Colorado School District Switches To 4-Day Week To Save Money
A Colorado school district intent on saving money has cut one of its greatest costs: teaching.
District 27J, one of the state's larger districts, has dropped Mondays from the school week and switched to a four-day schedule as of Tuesday, the beginning of the 2018-2019 school year. Superintendent Chris Fiedler told NBC 9 News that the district will save on transportation costs, teaching salaries and districtwide utilities.
"We anticipate about $1 million in savings," Fiedler said.
9 News reported that the change comes on the heels of six failed attempts by the district to raise additional money through bond elections.
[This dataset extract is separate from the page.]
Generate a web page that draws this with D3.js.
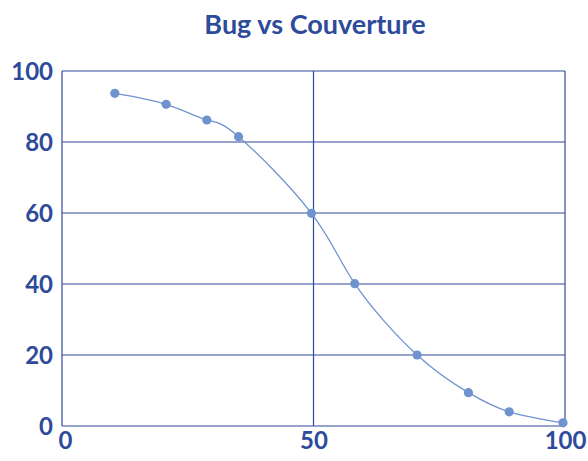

The district northeast of the Denver metropolitan area serves nearly 18,000 students and includes 12 elementary schools, four middle schools, four high schools and five charter schools. It is the 98th district in the state approved by the Colorado Department of Education to adopt the shorter schedule.
Fiedler estimates that running fewer school buses alone will save the district about $700,000.
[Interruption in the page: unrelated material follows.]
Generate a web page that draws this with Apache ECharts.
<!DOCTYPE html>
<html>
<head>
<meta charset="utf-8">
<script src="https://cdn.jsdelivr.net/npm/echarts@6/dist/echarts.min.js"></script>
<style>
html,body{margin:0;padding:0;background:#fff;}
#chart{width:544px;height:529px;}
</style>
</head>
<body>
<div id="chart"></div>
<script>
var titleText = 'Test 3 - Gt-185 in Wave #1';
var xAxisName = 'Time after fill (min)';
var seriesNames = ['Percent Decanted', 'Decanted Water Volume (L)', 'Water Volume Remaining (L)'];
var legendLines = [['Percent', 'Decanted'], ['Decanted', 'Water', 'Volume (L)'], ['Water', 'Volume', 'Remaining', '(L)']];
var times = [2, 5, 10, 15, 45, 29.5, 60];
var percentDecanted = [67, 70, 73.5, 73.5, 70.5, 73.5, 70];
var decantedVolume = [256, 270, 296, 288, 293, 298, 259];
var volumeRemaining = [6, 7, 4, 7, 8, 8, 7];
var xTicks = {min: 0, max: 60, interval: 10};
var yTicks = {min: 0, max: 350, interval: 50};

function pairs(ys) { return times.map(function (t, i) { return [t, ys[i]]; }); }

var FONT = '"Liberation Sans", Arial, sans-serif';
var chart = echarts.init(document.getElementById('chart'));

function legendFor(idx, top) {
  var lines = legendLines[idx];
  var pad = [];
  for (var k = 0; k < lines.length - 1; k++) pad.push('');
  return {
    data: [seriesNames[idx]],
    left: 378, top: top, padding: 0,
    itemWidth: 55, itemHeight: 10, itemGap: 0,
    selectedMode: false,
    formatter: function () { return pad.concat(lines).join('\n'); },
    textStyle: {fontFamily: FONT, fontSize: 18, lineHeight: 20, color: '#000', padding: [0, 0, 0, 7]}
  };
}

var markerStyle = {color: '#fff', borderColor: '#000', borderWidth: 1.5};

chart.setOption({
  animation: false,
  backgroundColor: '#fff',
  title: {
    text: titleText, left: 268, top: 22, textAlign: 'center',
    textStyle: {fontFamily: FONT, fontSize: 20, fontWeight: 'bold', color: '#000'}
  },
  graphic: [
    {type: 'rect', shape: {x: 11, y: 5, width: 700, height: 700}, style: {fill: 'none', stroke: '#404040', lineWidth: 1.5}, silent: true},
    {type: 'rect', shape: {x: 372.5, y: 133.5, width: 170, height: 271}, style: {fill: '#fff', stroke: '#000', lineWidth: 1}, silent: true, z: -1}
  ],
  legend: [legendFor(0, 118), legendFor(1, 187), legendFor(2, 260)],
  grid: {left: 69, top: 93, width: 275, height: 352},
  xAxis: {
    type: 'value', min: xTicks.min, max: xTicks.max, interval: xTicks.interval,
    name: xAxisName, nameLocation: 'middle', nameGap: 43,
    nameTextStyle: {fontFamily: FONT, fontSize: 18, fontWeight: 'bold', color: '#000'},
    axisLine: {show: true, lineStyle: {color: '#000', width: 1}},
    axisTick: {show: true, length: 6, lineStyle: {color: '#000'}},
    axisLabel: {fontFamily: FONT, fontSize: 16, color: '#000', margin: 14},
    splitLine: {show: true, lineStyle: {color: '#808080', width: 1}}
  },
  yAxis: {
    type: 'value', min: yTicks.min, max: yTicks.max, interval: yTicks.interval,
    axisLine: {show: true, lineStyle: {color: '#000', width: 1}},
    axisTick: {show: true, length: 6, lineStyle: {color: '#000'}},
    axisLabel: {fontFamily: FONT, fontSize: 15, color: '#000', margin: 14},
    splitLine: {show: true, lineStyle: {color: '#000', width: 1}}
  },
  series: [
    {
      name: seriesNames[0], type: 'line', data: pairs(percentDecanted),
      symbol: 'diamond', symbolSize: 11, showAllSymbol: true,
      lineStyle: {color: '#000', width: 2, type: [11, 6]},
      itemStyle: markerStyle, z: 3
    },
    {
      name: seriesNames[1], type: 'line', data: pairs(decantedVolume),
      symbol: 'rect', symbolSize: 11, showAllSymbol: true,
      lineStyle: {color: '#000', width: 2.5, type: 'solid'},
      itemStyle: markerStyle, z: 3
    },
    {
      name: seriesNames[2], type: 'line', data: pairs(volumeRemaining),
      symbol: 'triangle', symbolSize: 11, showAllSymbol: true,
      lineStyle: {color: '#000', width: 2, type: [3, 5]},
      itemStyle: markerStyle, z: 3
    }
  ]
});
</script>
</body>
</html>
"I realize this will be a significant change for our students, their families, and the communities we are so fortunate to serve, but our district can no longer be expected to do more with less financial resources," district officials said in a press release, according to 9 News.
The district plans to offer child care on Mondays for $30 per child per day.
Students will attend regular classes Tuesday through Friday and class time will be extended by 40 minutes per day.
The schedule was submitted for approval by the Colorado Department of Education in March.